RAZZISMO
– IGNORANZA E PAURA –
Non si tratta di integrare gli stranieri quanto gli Italiani che questi stranieri non sopportano
“Oggi dopo i morti di ieri non ci siamo svegliati in una città razzista ma piuttosto come una città colpita al cuore dal razzismo”: con queste parole il Sindaco di Firenze, Matteo Renzi, ha stigmatizzato i recenti fatti che hanno insanguinato la Città.
Purtroppo, non si è trattato né si tratta di un episodio isolato: il più eclatante e recente risale alla scorsa estate in Norvegia, dove un altro “pazzo” ha sparato su un’inerme folla di pacifici studenti in un campus universitario. Si è trattato di un episodio in qualche modo emblematico, forse proprio per il luogo in cui si è verificato, in Norvegia cioè nel Nord del Mondo, dove, di solito, è tutto calmo e tranquillo, se non altro all’apparenza, se non altro ovattato dalla neve. Nel corso dell’autunno 2011 la spirale di violenza cieca e senza un’apparente ragione non si è arrestata come se ogni singolo fatto ne richiamasse tragicamente altri. Colpisce l’efferatezza che guida la mano degli aggressori e che, per tranquillità, si attribuisce a pazzia o devianza, comunque etichettata. Per tranquillità, si diceva: sì, è necessario attribuire la violenza a qualcosa che non va nella mente di colui che agisce; in caso contrario, è pauroso e spaventevole pensare che chiunque abbiamo accanto in questo preciso momento potrebbe improvvisamente decidere di pugnalarci o spararci così, a sangue freddo e per un nonnulla.
Nei fatti di Firenze c’è una componente aggiuntiva, quella razziale. C’è chi ribadisce l’esigenza di integrazione, ma forse si dovrebbe pensare ad un’integrazione al contrario: non si tratta, cioè, di integrare gli stranieri quanto gli Italiani che questi stranieri non sopportano.
L’integrazione degli stranieri passa attraverso l’acquisizione della lingua quanto attraverso la cittadinanza. Sulla cittadinanza lo Stato italiano sta operando in modo da riconoscere
doverosi diritti ai tanti giovani, ormai italiani dalla nascita ma solo di fatto, che popolano il nostro Paese. D’altronde, è esperienza di tutti incontrare ragazzi cinesi o africani che parlano nel dialetto del luogo in cui vivono. Questa è integrazione, questa è “civiltà”.

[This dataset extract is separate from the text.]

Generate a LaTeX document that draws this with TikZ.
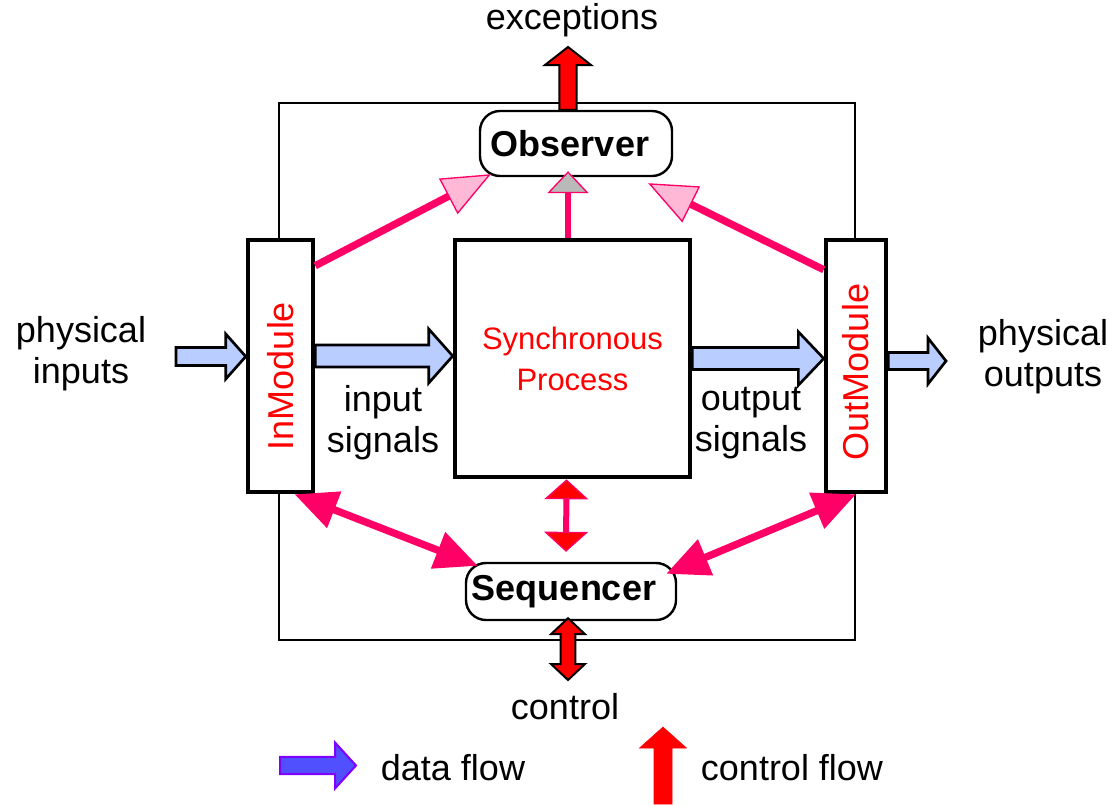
\documentclass[tikz,border=0pt]{standalone}
\usepackage{fontspec}
\setmainfont{Liberation Sans}
\usetikzlibrary{arrows.meta,calc}

\definecolor{ctrlpink}{RGB}{255,0,102}
\definecolor{headpink}{RGB}{255,185,215}
\definecolor{datablue}{RGB}{185,205,255}
\definecolor{legendblue}{RGB}{80,80,255}
\definecolor{legendpurple}{RGB}{128,0,255}

% block arrows: [style]{from}{to}{shaft half width}{head half width}{head length}
\newcommand{\rightflow}[6][]{%
  \draw[#1] let \p1=(#2), \p2=(#3) in
    (\x1,\y1+#4) -- (\x2-#6,\y1+#4) -- (\x2-#6,\y1+#5) -- (\x2,\y1)
    -- (\x2-#6,\y1-#5) -- (\x2-#6,\y1-#4) -- (\x1,\y1-#4) -- cycle;}
\newcommand{\upflow}[6][]{%
  \draw[#1] let \p1=(#2), \p2=(#3) in
    (\x1+#4,\y1) -- (\x1+#4,\y2-#6) -- (\x1+#5,\y2-#6) -- (\x1,\y2)
    -- (\x1-#5,\y2-#6) -- (\x1-#4,\y2-#6) -- (\x1-#4,\y1) -- cycle;}
\newcommand{\updownflow}[6][]{%
  \draw[#1] let \p1=(#2), \p2=(#3) in
    (\x1,\y1) -- (\x1+#5,\y1-#6) -- (\x1+#4,\y1-#6) -- (\x1+#4,\y2+#6)
    -- (\x1+#5,\y2+#6) -- (\x1,\y2) -- (\x1-#5,\y2+#6) -- (\x1-#4,\y2+#6)
    -- (\x1-#4,\y1-#6) -- (\x1-#5,\y1-#6) -- cycle;}

\begin{document}
\begin{tikzpicture}[x=0.75pt,y=-0.75pt,
  every node/.style={font=\fontsize{27}{30.75}\selectfont},
  modbox/.style={draw,line width=3.4pt,fill=white,inner sep=0pt,minimum width=#1,minimum height=189pt},
  roundbox/.style={draw,line width=1.8pt,fill=white,rounded corners=15pt,inner sep=0pt},
  dataflow/.style={draw=black,fill=datablue,line width=2pt},
  redflow/.style={draw=black,fill=red,line width=1.5pt},
  ctrlline/.style={draw=ctrlpink,line width=5.5pt},
  openhead/.style={-{Triangle[length=36pt,width=30pt,fill=headpink,line width=1pt]}},
  solidheads/.style={{Triangle[length=32pt,width=28pt]}-{Triangle[length=32pt,width=28pt]}}
]
\useasboundingbox (0,0) rectangle (1114,804);

% frame
\draw[line width=1.5pt] (279,103) rectangle (855,640);

% blocks
\node[modbox=48.75pt] (inmod) at (280.5,366) {\rotatebox{90}{\textcolor{red}{InModule}\hspace*{15pt}}};
\node[modbox=45pt] (outmod) at (856,366) {\rotatebox{90}{\textcolor{red}{OutModule}\hspace*{9pt}}};
\node[draw,line width=3.4pt,fill=white,inner sep=0pt,minimum width=176.25pt,minimum height=177.75pt,
      align=center,text=red,font=\fontsize{23.25}{30.75}\selectfont] (proc) at (572.5,358.5) {Synchronous\\Process};
\node[roundbox,minimum width=144pt,minimum height=48.75pt] (obs) at (576,143.5) {\textbf{Observer}\hspace*{9pt}};
\node[roundbox,minimum width=157.5pt,minimum height=42.75pt] (seq) at (571,591.5) {\textbf{Sequencer}\hspace*{10.5pt}};

% labels
\node[align=center] (physin) at (81,354) {physical\\inputs};
\node[align=center] (physout) at (1043,357) {physical\\outputs};
\node[align=center] (insig) at (383,423) {input\\signals};
\node[align=center] (outsig) at (751,423) {output\\signals};
\node (exc) at (572,20) {exceptions};
\node (ctrltext) at (565,707) {control};
\node (dataleg) at (453,768) {data flow};
\node (ctrlleg) at (792,768) {control flow};

% free ends
\coordinate (physintail) at (176,356.5);
\coordinate (physouttip) at (946,361);
\coordinate (exctip) at (568,47);
\coordinate (ctrlend) at (568,680);
\coordinate (datalegtail) at (280,765.5);
\coordinate (datalegtip) at (356,765.5);
\coordinate (ctrllegtail) at (663,804);
\coordinate (ctrllegtip) at (663,727);

% data flow
\rightflow[dataflow]{physintail}{inmod.west}{6.75pt}{16.9pt}{15pt}
\rightflow[dataflow]{$(inmod.east)+(0,-10)$}{proc.west}{8.25pt}{20.25pt}{18pt}
\rightflow[dataflow]{proc.east}{outmod.west}{8.25pt}{20pt}{19pt}
\rightflow[dataflow]{$(outmod.east)+(0,-5)$}{physouttip}{6.4pt}{17.25pt}{13.5pt}

% control flow
\upflow[redflow]{$(obs.north)+(-8,0)$}{exctip}{6.4pt}{17.25pt}{13.5pt}
\updownflow[redflow]{$(seq.south)+(-3,-3)$}{ctrlend}{5.6pt}{12.75pt}{12pt}

\draw[ctrlline,openhead] ($(inmod.north east)+(0,28)$) -- ($(obs.south west)+(12,-3)$);
\draw[ctrlline,openhead] ($(outmod.north west)+(0,32)$) -- ($(obs.south east)+(-25,6)$);
\draw[ctrlline,line width=4.5pt,-{Triangle[length=16.5pt,width=31pt,fill=gray!55,line width=1pt]}]
  ($(proc.north)+(-4.5,0)$) -- ($(obs.south)+(-8,-6)$);

\draw[ctrlline,solidheads] ($(inmod.south)+(14,0)$) -- ($(seq.north west)+(13,4)$);
\draw[ctrlline,solidheads] (outmod.south) -- ($(seq.north east)+(-11,12)$);
\draw[ctrlline,line width=4.5pt,{Triangle[length=15pt,width=33pt,fill=red,line width=1pt]}-{Triangle[length=15pt,width=33pt,fill=red,line width=1pt]}]
  ($(proc.south)+(-6,0)$) -- ($(seq.north)+(-5,-10)$);

% legend
\rightflow[draw=legendpurple,fill=legendblue,line width=1.5pt]{datalegtail}{datalegtip}{6.4pt}{17.25pt}{15.75pt}
\upflow[draw=red,fill=red]{ctrllegtail}{ctrllegtip}{6.75pt}{17.6pt}{15.75pt}
\end{tikzpicture}
\end{document}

Il problema, a mio avviso, è di altro genere, è di “mentalità” della gente ed è strettamente legato all’alternarsi delle generazioni. I giovani che convivono fin dalla scuola con coetanei di altre razze crescono annullando tali “differenze”: il colore della pelle, le diverse abitudini, le altre lingue non rilevano più. Esistono solo i Luca, Giovanni, Moustapha, Diou, ragazzi che insieme condividono la fatica di crescere.
La componente invece più allarmante è quella politica: se la mano di chi agisce è manovrata da ideologie (o ideologi) che si ispirano a “credo” politici, allora è lì che bisogna intervenire, oltre a modificare le leggi è primario intervenire sulle coscienze. Non che si debbano annullare le differenze: la democrazia è pluralismo. La democrazia, però, è anche rispetto dell’altro, è libertà che non travalica i limiti della libertà dell’“altro”.
Questa ritengo che sia una delle più urgenti sfide che la Politica deve affrontare in Italia.